316,000 Subprime Loans From California 2006 About to Receive Payment Shocks
January 30, 2008
California subprime home purchase and refinance lending levels rose in 2006. The majority of 316,769 California borrowers that received subprime loans in 2006 are likely to have their interest rates reset in 2008 and face significant payment shock. Additionally, one-third of California home purchase borrowers used a second, piggyback loan on top of their primary mortgage to finance their loans.
These borrowers took out loans on as much as 100 percent of the value of the home in 2006, and in a declining housing market these borrowers could owe more than their homes are worth.

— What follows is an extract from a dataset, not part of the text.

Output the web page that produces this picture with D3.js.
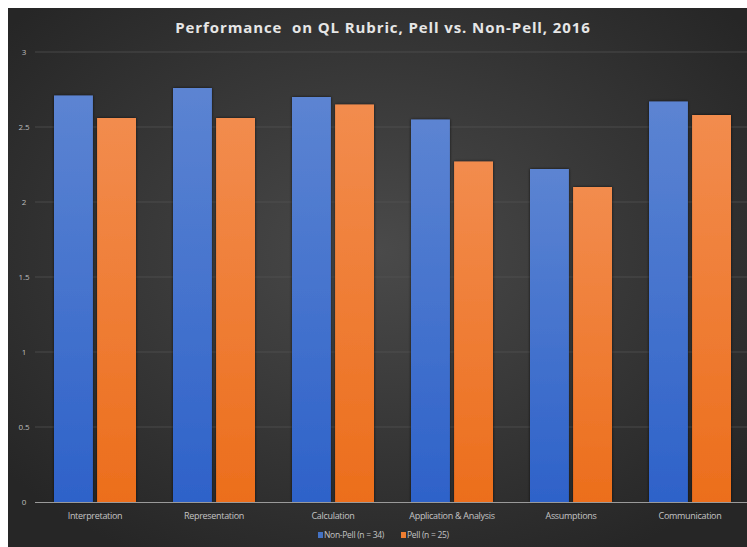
<!DOCTYPE html>
<html>
<head>
<meta charset="utf-8">
<script src="https://cdn.jsdelivr.net/npm/d3@7"></script>
<style>
  html, body { margin: 0; padding: 0; background: #fff; }
  svg { display: block; }
</style>
</head>
<body>
<svg id="chart" width="747" height="547"></svg>
<script>
const categories = ["Interpretation", "Representation", "Calculation", "Application & Analysis", "Assumptions", "Communication"];
const seriesNames = ["Non-Pell (n = 34)", "Pell (n = 25)"];
const nonPell = [2.71, 2.76, 2.70, 2.55, 2.22, 2.67];
const pell = [2.56, 2.56, 2.65, 2.27, 2.10, 2.58];
const yTicks = [0, 0.5, 1, 1.5, 2, 2.5, 3];

const W = 747, H = 547;
const svg = d3.select("#chart");
const defs = svg.append("defs");

// chart area background: soft radial glow on charcoal
const bg = defs.append("radialGradient").attr("id", "bg")
  .attr("cx", "50%").attr("cy", "45%").attr("r", "65%");
bg.append("stop").attr("offset", "0%").attr("stop-color", "#4a4a4a");
bg.append("stop").attr("offset", "100%").attr("stop-color", "#262626");

const gradBlue = defs.append("linearGradient").attr("id", "gBlue").attr("x1", 0).attr("y1", 0).attr("x2", 0).attr("y2", 1);
gradBlue.append("stop").attr("offset", "0%").attr("stop-color", "#5c84d2");
gradBlue.append("stop").attr("offset", "100%").attr("stop-color", "#2e62c9");
const gradOrange = defs.append("linearGradient").attr("id", "gOrange").attr("x1", 0).attr("y1", 0).attr("x2", 0).attr("y2", 1);
gradOrange.append("stop").attr("offset", "0%").attr("stop-color", "#f28c4e");
gradOrange.append("stop").attr("offset", "100%").attr("stop-color", "#ec6e1c");

const shadow = defs.append("filter").attr("id", "shadow").attr("x", "-20%").attr("y", "-5%").attr("width", "140%").attr("height", "110%");
shadow.append("feDropShadow").attr("dx", 0).attr("dy", 0).attr("stdDeviation", 1.6)
  .attr("flood-color", "#000").attr("flood-opacity", 0.7);

svg.append("rect").attr("x", 8).attr("y", 8).attr("width", W - 8).attr("height", H - 8).attr("fill", "url(#bg)");

const x0 = d3.scaleBand().domain(categories).range([35.5, 749.5]).paddingInner(0).paddingOuter(0);
const x1 = d3.scaleBand().domain(seriesNames).range([18.5, x0.bandwidth() - 18.5]).paddingInner(8 / 82);
const y = d3.scaleLinear().domain([0, 3]).range([502, 52]);

// gridlines
svg.append("g").selectAll("line").data(yTicks.filter(d => d > 0)).join("line")
  .attr("x1", 35).attr("x2", W).attr("y1", d => y(d)).attr("y2", d => y(d))
  .attr("stroke", "#555").attr("stroke-width", 1).attr("opacity", 0.7);

// y axis labels
const yAxis = d3.axisLeft(y).tickValues(yTicks).tickSize(0).tickPadding(0).tickFormat(d3.format("~g"));
const yg = svg.append("g").attr("transform", "translate(26,0)").call(yAxis);
yg.select(".domain").remove();
yg.selectAll("text").attr("fill", "#bdbdbd").attr("font-size", 8).attr("font-family", "Open Sans, sans-serif")
  .attr("text-anchor", "middle").attr("dx", -2);

// bars
const series = [nonPell, pell];
const fills = ["url(#gBlue)", "url(#gOrange)"];
const groups = svg.append("g").selectAll("g").data(categories).join("g")
  .attr("transform", d => `translate(${x0(d)},0)`);
groups.selectAll("rect").data((d, i) => series.map((s, k) => ({ k, v: s[i] }))).join("rect")
  .attr("x", d => x1(seriesNames[d.k]))
  .attr("width", x1.bandwidth())
  .attr("y", d => y(d.v))
  .attr("height", d => y(0) - y(d.v))
  .attr("fill", d => fills[d.k])
  .attr("filter", "url(#shadow)");

// baseline
svg.append("line").attr("x1", 35).attr("x2", W).attr("y1", y(0) + 0.5).attr("y2", y(0) + 0.5)
  .attr("stroke", "#9a9a9a").attr("stroke-width", 1.2);

// category labels
const xAxis = d3.axisBottom(x0).tickSize(0).tickPadding(0);
const xg = svg.append("g").attr("transform", `translate(0,${y(0) + 17})`).call(xAxis);
xg.select(".domain").remove();
xg.selectAll("text").attr("fill", "#c4c4c4").attr("font-size", 9).attr("font-family", "Open Sans, sans-serif")
  .attr("letter-spacing", -0.3).attr("dy", 0);

// title
svg.append("text").attr("x", 383).attr("y", 33).attr("text-anchor", "middle")
  .attr("fill", "#e6e6e6").attr("font-size", 15).attr("font-weight", "bold")
  .attr("font-family", "Open Sans, sans-serif").attr("letter-spacing", 0.9)
  .text("Performance  on QL Rubric, Pell vs. Non-Pell, 2016").style("white-space", "pre");

// legend
const legendColors = ["#4472c4", "#ed7d31"];
const legendX = [318, 401];
const lg = svg.append("g").selectAll("g").data(seriesNames).join("g")
  .attr("transform", (d, i) => `translate(${legendX[i]},537)`);
lg.append("rect").attr("x", 0).attr("y", -5).attr("width", 5).attr("height", 6).attr("fill", (d, i) => legendColors[i]);
lg.append("text").attr("x", 6).attr("y", 1).attr("fill", "#c4c4c4").attr("font-size", 8.5)
  .attr("font-family", "Open Sans, sans-serif").attr("letter-spacing", -0.3).text(d => d);
</script>
</body>
</html>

“The high level of piggyback and subprime mortgage lending in California in 2006 could unravel in 2008 as the subprime loans reset to higher rates at the same time California’s housing market implodes, potentially putting more than a quarter million homeowners at risk of losing their homes to foreclosure,” said Allen Fishbein, Director of Housing and Credit Policy at the Consumer Federation of America (CFA).
The study examined all of the 1.2 million conventional, owner-occupied home purchase and refinance mortgage originations in all of California’s metropolitan areas in 2006. The loan level data was obtained from the Home Mortgage Disclosure Act’s Loan Application Register provided by the Federal Reserve Board. The study provides a comprehensive analysis of lending patterns for home purchase and refinance lending in California’s metropolitan areas, including the prevalence of subprime and piggyback lending among Latino, African American and Asian borrowers.
“The CFA findings indicate that thousands of distressed California homeowners will need additional tools to save their homes. Very few of these homeowners will be able to sell or refinance their homes. Voluntary industry loan modifications have been insufficient to address the magnitude of this crisis. Congress needs to step-in and do it quickly,” said Allen Fishbein.
The study recommends two key actions for Congress to take:
• Amend the bankruptcy code to permit judicial modification of mortgages to enable
families to continue paying on their loans and keep their home;
• Establish new consumer protections to restore responsible lending in order to
prevent the crisis from happening again.